La libertà di stampa, l’indipendenza dalle pressioni, la capacità di rappresentare i fatti con obiettività. Temi al centro della serata in interclub che ha visto la partecipazione di Inner Wheel, Soroptimist, Rotary Club Rimini e Rotary Club Rimini Riviera.
Ospite Carlo Andrea Barnabè, vicecapo servizio del Resto del Carlino alla redazione di Rimini e da circa vent’anni giornalista professionista, profondo conoscitore del territorio ma anche apprezzato in altri ‘mestieri’ come l’autore televisivo e lo scrittore di libri.
Un’occasione ghiotta per ascoltare il punto di vista di chi ogni mattina deve esercitare la propria autonomia di fronte a fatti e informazioni che per un verso o per l’altro facilmente possono generare condizionamenti.
La vicenda drammatica dell’attentato terroristico alla redazione di Charlie Ebdo ha introdotto un ulteriore elemento di analisi, quella cioè che riguarda il tema della religione.
Barnabè ha ricordato quanto siano differenti le posizioni in campo, come gli stessi media abbiano reagito di fronte allo stesso fatto, di come la stessa legge lasci aperte soluzioni differenti. Dalla agenzia Associated Press che ha cancellato le vignette dai propri archivi, ai giornali americani che generalmente hanno evitato di riproporle, cosa che invece non è accaduta in Europa.
Ma alla base di tutto, inevitabilmente, c’è la risposta alla domanda di fondo: tutto è pubblicabile, tutto è possibile dire, a patto (come ricorda la legge) di non diffamare? Ma sullo stesso concetto di diffamazione, in effetti, l’interpretazione è ondivaga. Per stare ai fatti di Parigi, ciò che non era reato prima (l’attività dell’attore francese Dieudonné) è subito diventato apologia di terrorismo dopo le morti nella redazione del giornale satirico francese. Quando nel dibattito entra la religione, tutto si complica inevitabilmente. Papa Francesco ha ammonito sul contenuto giornalistico o satirico che offende una religione. Già, ma come stabilire un confine? Per Barnabè è assai complicato stabilirlo perché la soglia dell’offesa è alta o bassa a seconda delle persone. Meglio allora lasciare totale libertà di espressione, salvo la cautela contro la calunnia e la diffamazione.

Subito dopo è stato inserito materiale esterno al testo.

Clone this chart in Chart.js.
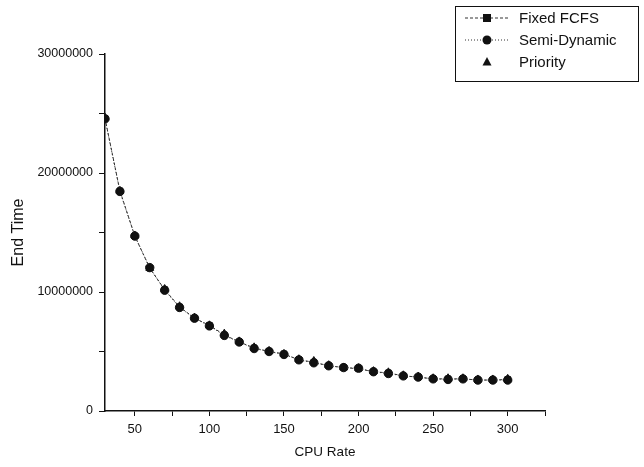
<!DOCTYPE html>
<html>
<head>
<meta charset="utf-8">
<script src="https://cdn.jsdelivr.net/npm/chart.js@4"></script>
<style>
  body { margin: 0; background: #fff; }
  #wrap { width: 644px; height: 467px; position: relative; }
</style>
</head>
<body>
<div id="wrap"><canvas id="chart" width="644" height="467"></canvas></div>
<script>
// data
const cpuRate = [30, 40, 50, 60, 70, 80, 90, 100, 110, 120, 130, 140, 150, 160, 170,
                 180, 190, 200, 210, 220, 230, 240, 250, 260, 270, 280, 290, 300];
const fixedFcfs = [24600000, 18500000, 14700000, 12000000, 10200000, 8750000, 7800000,
                   7200000, 6400000, 5800000, 5300000, 5000000, 4800000, 4300000, 4100000,
                   3800000, 3650000, 3550000, 3300000, 3200000, 2950000, 2850000, 2700000,
                   2700000, 2700000, 2600000, 2600000, 2650000];
const semiDynamic = [24550000, 18450000, 14700000, 12050000, 10150000, 8700000, 7800000,
                     7150000, 6350000, 5800000, 5250000, 5000000, 4750000, 4300000, 4050000,
                     3800000, 3650000, 3600000, 3300000, 3150000, 2950000, 2850000, 2700000,
                     2650000, 2700000, 2600000, 2600000, 2600000];
const priority = [24650000, 18500000, 14750000, 12000000, 10250000, 8800000, 7850000,
                  7200000, 6500000, 5850000, 5350000, 5050000, 4800000, 4350000, 4200000,
                  3850000, 3650000, 3600000, 3350000, 3250000, 3000000, 2900000, 2750000,
                  2750000, 2750000, 2650000, 2650000, 2700000];

const xTicks = [50, 75, 100, 125, 150, 175, 200, 225, 250, 275, 300, 325];
const yTicks = [0, 5000000, 10000000, 15000000, 20000000, 25000000, 30000000];

const ink = '#111';
const font = 'Liberation Sans, Arial, sans-serif';

function pts(ys) {
    return cpuRate.map((x, i) => ({ x: x, y: ys[i] }));
}

// draws the boxed legend in the top right corner
const boxLegend = {
    id: 'boxLegend',
    afterDraw(chart) {
        const ctx = chart.ctx;
        const x0 = 455, y0 = 6, w = 183, h = 75;
        ctx.save();
        ctx.strokeStyle = ink;
        ctx.lineWidth = 1;
        ctx.strokeRect(x0 + 0.5, y0 + 0.5, w, h);
        const rows = [
            { text: 'Fixed FCFS', dash: [3, 2], shape: 'square', y: y0 + 12 },
            { text: 'Semi-Dynamic', dash: [1, 2], shape: 'circle', y: y0 + 34 },
            { text: 'Priority', dash: null, shape: 'tri', y: y0 + 56 }
        ];
        rows.forEach(r => {
            const mx = x0 + 32;
            if (r.dash) {
                ctx.setLineDash(r.dash);
                ctx.strokeStyle = '#333';
                ctx.beginPath();
                ctx.moveTo(x0 + 10, r.y);
                ctx.lineTo(x0 + 55, r.y);
                ctx.stroke();
                ctx.setLineDash([]);
            }
            ctx.fillStyle = ink;
            ctx.beginPath();
            if (r.shape === 'square') {
                ctx.rect(mx - 4, r.y - 4, 8, 8);
            } else if (r.shape === 'circle') {
                ctx.arc(mx, r.y, 4.5, 0, Math.PI * 2);
            } else {
                ctx.moveTo(mx, r.y - 5);
                ctx.lineTo(mx + 4.5, r.y + 3.5);
                ctx.lineTo(mx - 4.5, r.y + 3.5);
                ctx.closePath();
            }
            ctx.fill();
            ctx.font = '15px ' + font;
            ctx.textBaseline = 'middle';
            ctx.fillText(r.text, x0 + 64, r.y + 1);
        });
        ctx.restore();
    }
};

new Chart(document.getElementById('chart'), {
    type: 'line',
    data: {
        datasets: [{
            label: 'Fixed FCFS',
            data: pts(fixedFcfs),
            borderColor: '#333',
            borderWidth: 1,
            borderDash: [3, 2],
            pointStyle: 'rect',
            pointRadius: 4,
            backgroundColor: ink,
            pointBorderColor: ink
        }, {
            label: 'Semi-Dynamic',
            data: pts(semiDynamic),
            borderColor: '#333',
            borderWidth: 1,
            borderDash: [1, 2],
            pointStyle: 'circle',
            pointRadius: 4.2,
            backgroundColor: ink,
            pointBorderColor: ink
        }, {
            label: 'Priority',
            data: pts(priority),
            showLine: false,
            pointStyle: 'triangle',
            pointRadius: 4.5,
            backgroundColor: ink,
            pointBorderColor: ink
        }]
    },
    options: {
        responsive: false,
        animation: false,
        devicePixelRatio: 1,
        layout: { padding: { top: 54, right: 99, left: 0, bottom: 0 } },
        plugins: {
            legend: { display: false },
            tooltip: { enabled: false }
        },
        scales: {
            x: {
                type: 'linear',
                min: 30,
                max: 325,
                afterBuildTicks: s => { s.ticks = xTicks.map(v => ({ value: v })); },
                afterFit: s => { s.height = 56; },
                border: { color: ink, width: 1.5 },
                grid: { drawOnChartArea: false, drawTicks: true, tickLength: 5, tickColor: ink },
                ticks: {
                    color: ink,
                    padding: 6,
                    maxRotation: 0,
                    autoSkip: false,
                    font: { family: font, size: 13 },
                    callback: v => (v % 50 === 0 ? v : '')
                },
                title: {
                    display: true,
                    text: 'CPU Rate',
                    color: ink,
                    font: { family: font, size: 13.5 },
                    padding: { top: 0, bottom: 7 }
                }
            },
            y: {
                min: 0,
                max: 30000000,
                afterBuildTicks: s => { s.ticks = yTicks.map(v => ({ value: v })); },
                afterFit: s => { s.width = 105; },
                border: { color: ink, width: 1.5 },
                grid: { drawOnChartArea: false, drawTicks: true, tickLength: 6, tickColor: ink },
                ticks: {
                    color: ink,
                    padding: 6,
                    autoSkip: false,
                    font: { family: font, size: 12.5 },
                    callback: v => (v % 10000000 === 0 ? String(v) : '')
                },
                title: {
                    display: true,
                    text: 'End Time',
                    color: ink,
                    font: { family: font, size: 16 },
                    padding: { top: 9, bottom: 0 }
                }
            }
        }
    },
    plugins: [boxLegend]
});
</script>
</body>
</html>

“Ricordiamoci sempre che Charlie Ebdo è un giornale – ha detto Barnabè – che una persona acquista, decide di leggere, non è sbattuto in faccia al lettore con le sue vignette”.
Il condizionamento della stampa è comunque attività antica: Luigi Albertini dovette dimettersi dal Corriere della Sera perché inviso al regime fascista; oppure Mattei decise di fondare un giornale (Il Giorno) affinché potesse disporre di un’arma per ribattere agli attacchi che gli venivano portati dai media.
“Oggi credo proprio che l’unico condizionamento possa arrivare dal mondo economico e se vogliamo dagi grandi inserzionisti, che hanno un ruolo sempre più importante in un mercato delle vendite e della pubblicità in grave difficoltà. Non credo al condizionamento della politica, che invece è più bistrattata che apprezzata, più criticata che assecondata. Forse, solo ormai alla RAI tale condizionamento è evidente, ma lì la politica o il Governo – per dirla alla Bruno Vespa – sono l’editore di riferimento. E’ una libertà guadagnata con sentenze e sacrifici, è una conquista sociale irrinunciabile. Non c’è una università che insegna a diventare giornalisti con la schiena dritta. Se una persona è portata a genuflettersi, anche nel nostro mestiere tenderà a farlo. Preferisco allora rifarmi all’episodio relativo all’intervista di Oriana Fallaci a Khomeini, quando disquisendo sul velo che deve coprire il capo delle donne, Khomeini disse che non portarlo era segno di poca serietà. La Fallaci se lo tolse e costrinse Khomeini a fuggire via per non vedere”.